Trick 8: If you must overtake, leave plenty of space.
The best thing is not to overtake. The trucks will probably be the slowest things on the road, and you’re following their lead, right? But if you absolutely must overtake someone, leave plenty of distance before changing lane back in front of them.
There’s a fairly simple rule of thumb for this one too: when you can see both of the other vehicle’s headlights in your rear view mirror, you’re probably safe to start pulling in ahead of him.
Trick 9: Learn how to deal with skids.
If you’re turning and start to skid, you need to:
- Stop accelerating.
- Stop braking. (This is the bit people forget.)
- Adjust the steering slightly in the opposite direction from the way you were turning, i.e. in the direction the car is skidding.
For example, you’re turning right and the car starts sliding left so you won’t make it?

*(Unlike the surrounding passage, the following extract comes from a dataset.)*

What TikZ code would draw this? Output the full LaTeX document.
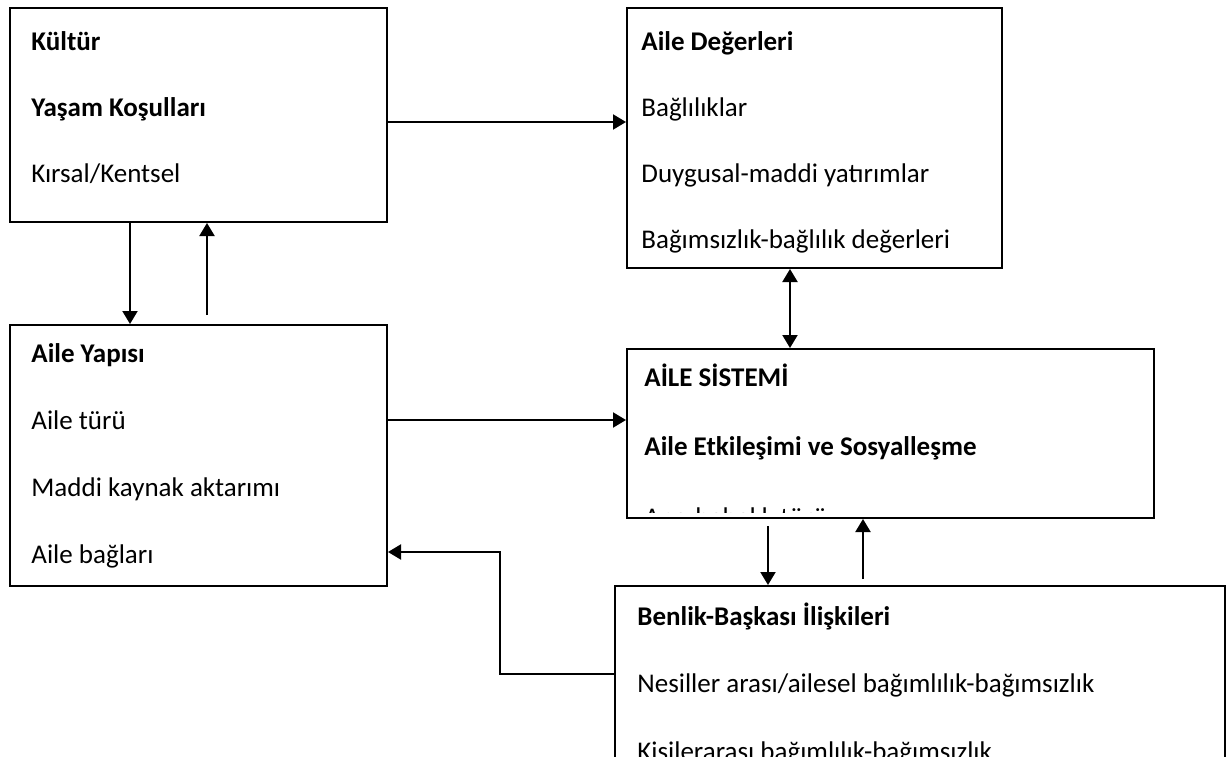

Don’t brake. Lift your foot and turn the wheel left a little until the tires start to grip again. Once you’re no longer sliding, then you can try steering the way you want to go again.

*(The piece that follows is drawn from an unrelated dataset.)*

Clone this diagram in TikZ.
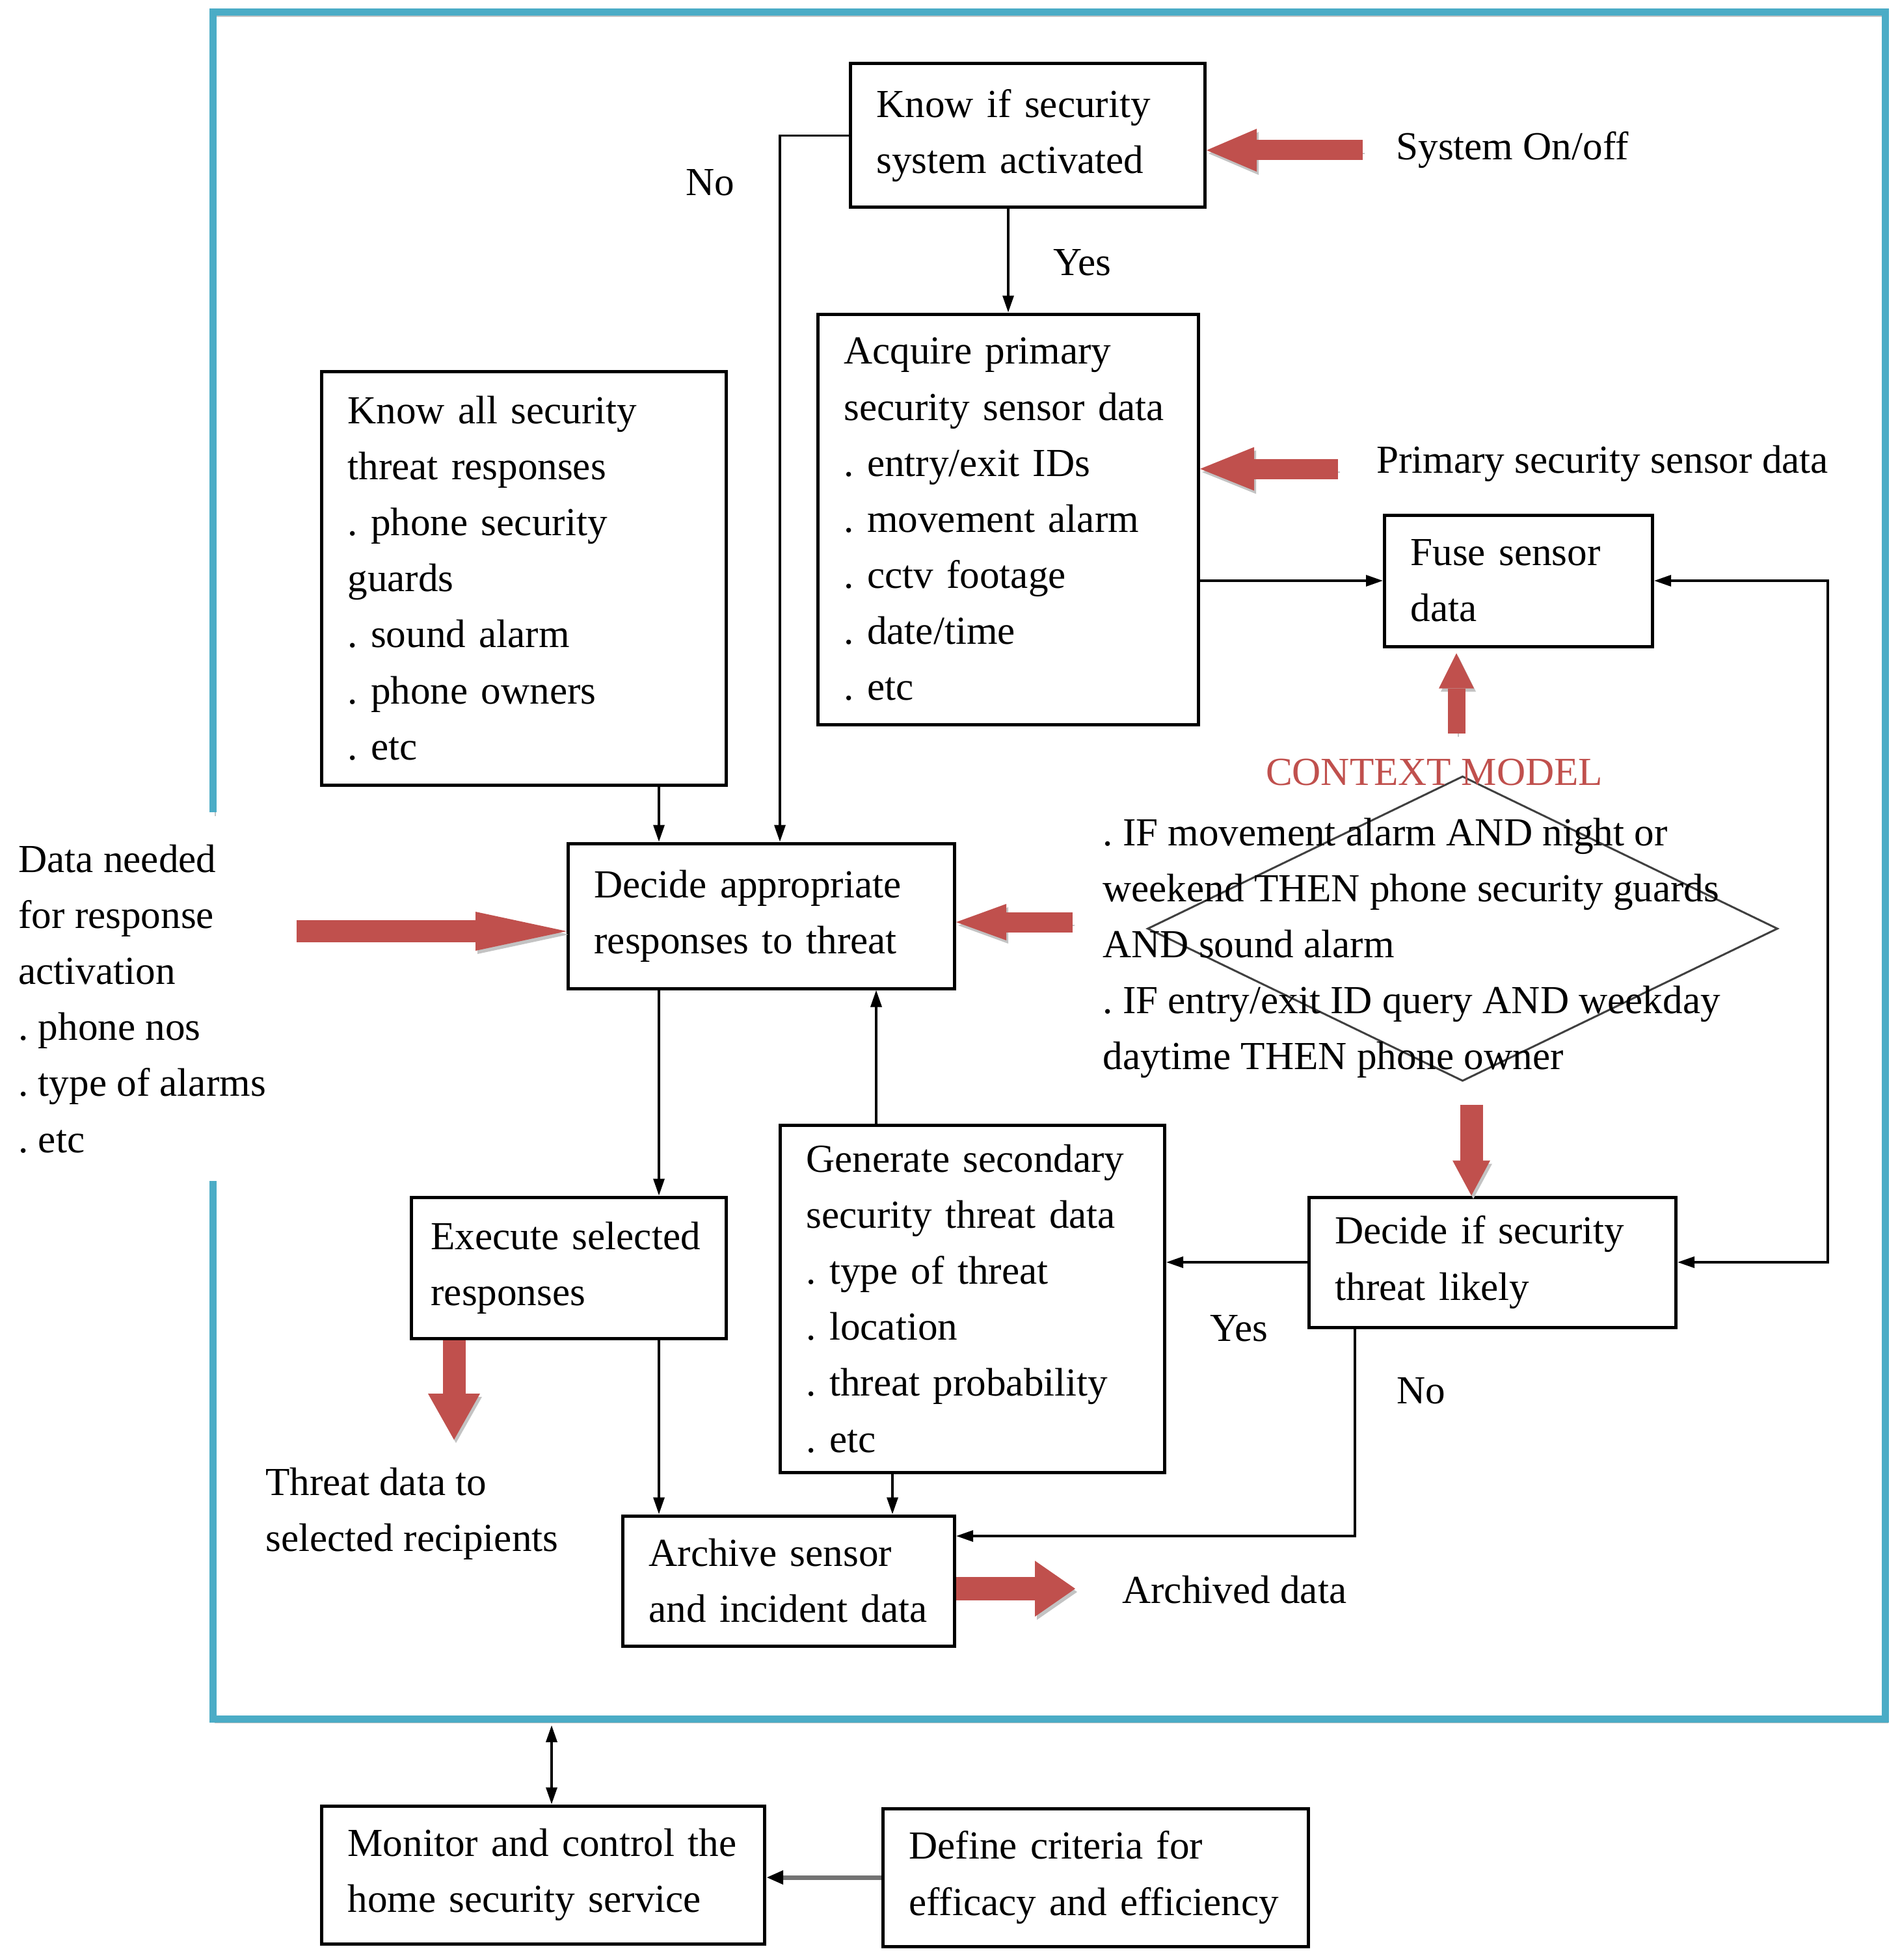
\documentclass[tikz,border=0pt]{standalone}
\usepackage{fontspec}
\setmainfont{Liberation Serif}
\usetikzlibrary{arrows.meta,shapes.geometric}
\definecolor{framebl}{RGB}{75,172,198}
\definecolor{arrowred}{RGB}{192,80,77}
\definecolor{shadowgr}{RGB}{195,195,195}
\frenchspacing

\begin{document}
\begin{tikzpicture}[font=\fontsize{17.4}{24.5}\selectfont,
  box/.style={draw, line width=0.05cm, inner xsep=0.4cm, align=left},
  conn/.style={line width=0.035cm, >={Triangle[length=0.26cm,width=0.17cm]}, ->},
  frame/.style={line width=0.11cm, draw=framebl, preaction={draw=shadowgr, transform canvas={shift={(0.04,-0.06)}}}},
  redarr/.style n args={3}{line width=#1, draw=arrowred, -{Triangle[width=#2,length=#3,line width=0pt]}, preaction={draw=shadowgr, transform canvas={shift={(0.03,-0.05)}}}}]
\useasboundingbox (0,0) rectangle (29.2,-30.14);

% outer frame, open on the left for the input data
\draw[frame] (3.27,-12.49) -- (3.27,-0.19) -- (28.98,-0.19) -- (28.98,-26.43) -- (3.27,-26.43) -- (3.27,-18.16);

% process boxes
\node[box, text width=4.65cm, minimum height=2.21cm] (know) at (15.80,-2.085) {Know if security\\system activated};
\node[box, text width=5.05cm, minimum height=6.31cm] (acquire) at (15.50,-7.985) {Acquire primary\\security sensor data\\. entry/exit IDs\\. movement alarm\\. cctv footage\\. date/time\\. etc};
\node[box, text width=5.42cm, minimum height=6.36cm] (knowall) at (8.055,-8.89) {Know all security\\threat responses\\. phone security\\guards\\. sound alarm\\. phone owners\\. etc};
\node[box, text width=3.32cm, minimum height=2.02cm] (fuse) at (23.345,-8.93) {Fuse sensor\\data};
\node[box, text width=5.14cm, minimum height=2.23cm] (decide) at (11.705,-14.085) {Decide appropriate\\responses to threat};
\node[box, text width=4.24cm, inner xsep=0.3cm, minimum height=2.17cm] (execute) at (8.745,-19.495) {Execute selected\\responses};
\node[box, text width=5.11cm, minimum height=5.34cm] (generate) at (14.95,-19.97) {Generate secondary\\security threat data\\. type of threat\\. location\\. threat probability\\. etc};
\node[box, text width=4.84cm, minimum height=2.00cm] (threat) at (22.945,-19.41) {Decide if security\\threat likely};
\node[box, text width=4.30cm, minimum height=2.00cm] (archive) at (12.125,-24.31) {Archive sensor\\and incident data};
\node[box, text width=6.01cm, minimum height=2.12cm] (monitor) at (8.35,-28.83) {Monitor and control the\\home security service};
\node[box, text width=5.74cm, minimum height=2.12cm] (define) at (16.845,-28.87) {Define criteria for\\efficacy and efficiency};

% context model
\node[diamond, draw=black!75, line width=0.03cm, minimum width=9.69cm, minimum height=4.69cm, inner sep=0pt] (ctx) at (22.485,-14.28) {};
\node[text=arrowred] (ctxlbl) at (22.05,-11.88) {CONTEXT MODEL};
\node[anchor=west, align=left] (rules) at (16.83,-14.58) {. IF movement alarm AND night or\\weekend THEN phone security guards\\AND sound alarm\\. IF entry/exit ID query AND weekday\\daytime THEN phone owner};

% outside texts
\node[anchor=west] (sysin) at (21.34,-2.31) {System On/off};
\node[anchor=west] (primin) at (21.04,-7.13) {Primary security sensor data};
\node[anchor=west, align=left] (datain) at (0.16,-15.36) {Data needed\\for response\\activation\\. phone nos\\. type of alarms\\. etc};
\node[anchor=west, align=left] (threatout) at (3.96,-23.28) {Threat data to\\selected recipients};
\node[anchor=west] (archout) at (17.13,-24.45) {Archived data};
\node (no1) at (10.92,-2.81) {No};
\node (yes1) at (16.64,-4.04) {Yes};
\node (yes2) at (19.05,-20.43) {Yes};
\node (no2) at (21.85,-21.39) {No};

% columns for the vertical connectors
\coordinate (colN) at (11.99,0);
\coordinate (colA) at (10.13,0);
\coordinate (colB) at (13.47,0);
\coordinate (colC) at (13.72,0);
\coordinate (colD) at (20.83,0);
\coordinate (rowA) at (0,-23.62);
\coordinate (frameB) at (8.48,-26.53);

\draw[conn] (know.west) -| (decide.north -| colN);
\draw[conn] (acquire.north |- know.south) -- (acquire.north);
\draw[conn] (acquire.east |- fuse.west) -- (fuse.west);
\draw[conn,<->] (fuse.east) -- ++(2.67,0) |- (threat.east);
\draw[conn] (knowall.south -| colA) -- (decide.north -| colA);
\draw[conn] (decide.south -| colA) -- (execute.north -| colA);
\draw[conn] (generate.north -| colB) -- (decide.south -| colB);
\draw[conn] (threat.west) -- (threat.west -| generate.east);
\draw[conn] (execute.south -| colA) -- (archive.north -| colA);
\draw[conn] (generate.south -| colC) -- (archive.north -| colC);
\draw[conn] (threat.south -| colD) |- (archive.east |- rowA);
\draw[conn,<->] (frameB) -- (monitor.north -| frameB);
\draw[conn, line width=0.07cm, draw=black!55, -{Triangle[length=0.26cm,width=0.2cm,color=black]}] (define.west) -- (define.west -| monitor.east);

% red block arrows
\coordinate (sysT) at (20.95,-2.31);
\coordinate (primT) at (20.57,-7.21);
\coordinate (ctxT) at (22.39,-11.28);
\coordinate (ruleT) at (16.49,-14.18);
\coordinate (dataT) at (4.56,-14.32);
\coordinate (ctxB) at (22.62,-16.99);
\coordinate (execB) at (6.98,-22.14);
\coordinate (archT) at (16.53,-24.43);
\draw[redarr={0.31cm}{0.66cm}{0.77cm}] (sysT) -- (sysT -| know.east);
\draw[redarr={0.31cm}{0.67cm}{0.83cm}] (primT) -- (primT -| acquire.east);
\draw[redarr={0.27cm}{0.54cm}{0.54cm}, shorten >=0.08cm] (ctxT) -- (ctxT |- fuse.south);
\draw[redarr={0.31cm}{0.56cm}{0.77cm}] (ruleT) -- (ruleT -| decide.east);
\draw[redarr={0.34cm}{0.6cm}{1.4cm}] (dataT) -- (dataT -| decide.west);
\draw[redarr={0.35cm}{0.58cm}{0.54cm}] (ctxB) -- (ctxB |- threat.north);
\draw[redarr={0.35cm}{0.8cm}{0.71cm}] (execB |- execute.south) -- (execB);
\draw[redarr={0.36cm}{0.86cm}{0.62cm}] (archT -| archive.east) -- (archT);

\end{tikzpicture}
\end{document}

Advanced driving courses can teach you how to do this until it becomes an automatic reflex. I’ve been known to try a few low speed practice skids in an icy empty parking lot, but I’m not suggesting that as a good idea, particularly not in an SUV. If you roll it, it’s your problem.
Trick 10: Remember that video games are not real.
Statistically, people who play driving video games tend to be worse drivers. Those high speed turns you make while evading cops in Grand Theft Auto will not translate into real life.
For a taste of this, try playing Gran Turismo, which is one of the most realistic driving games. You’ll find that compared to other games, the cars maneuver like bricks. And remember, the cars in that game are based on highly tuned performance racing machines, not your crappy Corolla.